The Culture of the New Capitalism
- Author: Richard Sennett
- Language: English
- Publisher: Yale University Press
- Publication date: 2006
- Publication place: United States
- Pages: 214
- ISBN: 0-300-10782-X

= The Culture of the New Capitalism =

2006 book by Richard Sennett

The Culture of the New Capitalism is a 2006 book written by Richard Sennett about the economic situation of the time. In the book, Sennett covers politics, economics, sociology and psychology.

==Analysis==
Based on the author's Castle Lectures at Yale, the book is a sociological study of the influence of the New Economy on human relationships. Sennett describes the transformations that have taken place in postmodern capitalism as corporations have become more diffuse, unstable, and decentered. Contrasted with the 'iron cage' bureaucracy described by Weber – those pyramid-like corporate structures in which individuals knew their place and planned their futures – modern corporations provide no long-term stability, benefits, social capital, or interpersonal trust.

Sennett first looks at bureaucracy in early capitalism. Most businesses were short lived and unstable. However, in the latter half of the 19th century, business was modelled on predictable military lines where all roles were defined and career progression could be mapped out. This new model aimed at social inclusion, that is, most would work at the base of the social pyramid, hopefully progressing to the tip.

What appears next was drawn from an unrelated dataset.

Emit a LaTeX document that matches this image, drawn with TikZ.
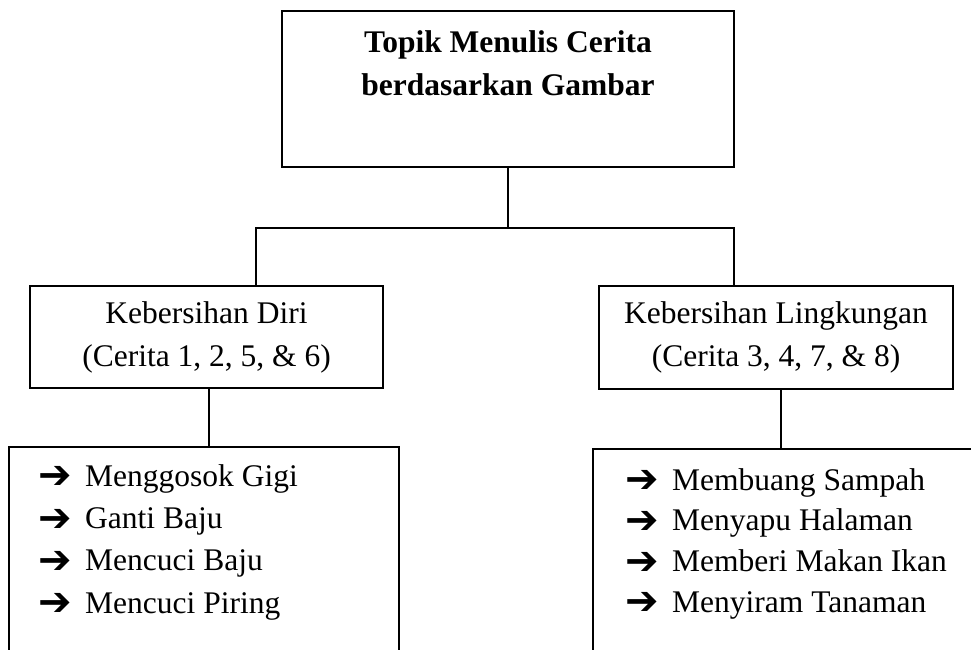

Modern capitalism looks at this model with disdain - too many superfluous people are employed to remain competitive and people should constantly adapt and prove themselves to be assets. Therefore, in large modern businesses, the majority of workers face uncertainty and find it difficult to conceive of a life narrative. Due to mechanization and the need for upskilling, managers as well as their subordinates face the possibility of obsolescence. Concepts such as craftmanship and getting the job right are seen as wasteful and somewhat obsessive.

Capitalism's need for potential is increasingly reflected in the education system. SATs favour superficial and adaptive reasoning rather than deeper introspection on the meaning of things. Finally, comparisons are made between branding and politics. Products such as cars are physically very similar, but branding creates differences on minor issues revolving around appearance and emotion. Sennett views this same 'goldplating' process as having a largely negative influence on modern politics where presentation is key.

==Edition==
- The Culture of the New Capitalism (Yale University Press, 2006), 214pp. (ISBN 0-300-10782-X). Originally delivered as Castle Lectures in Ethics, Politics, and Economics at Yale University in 2004.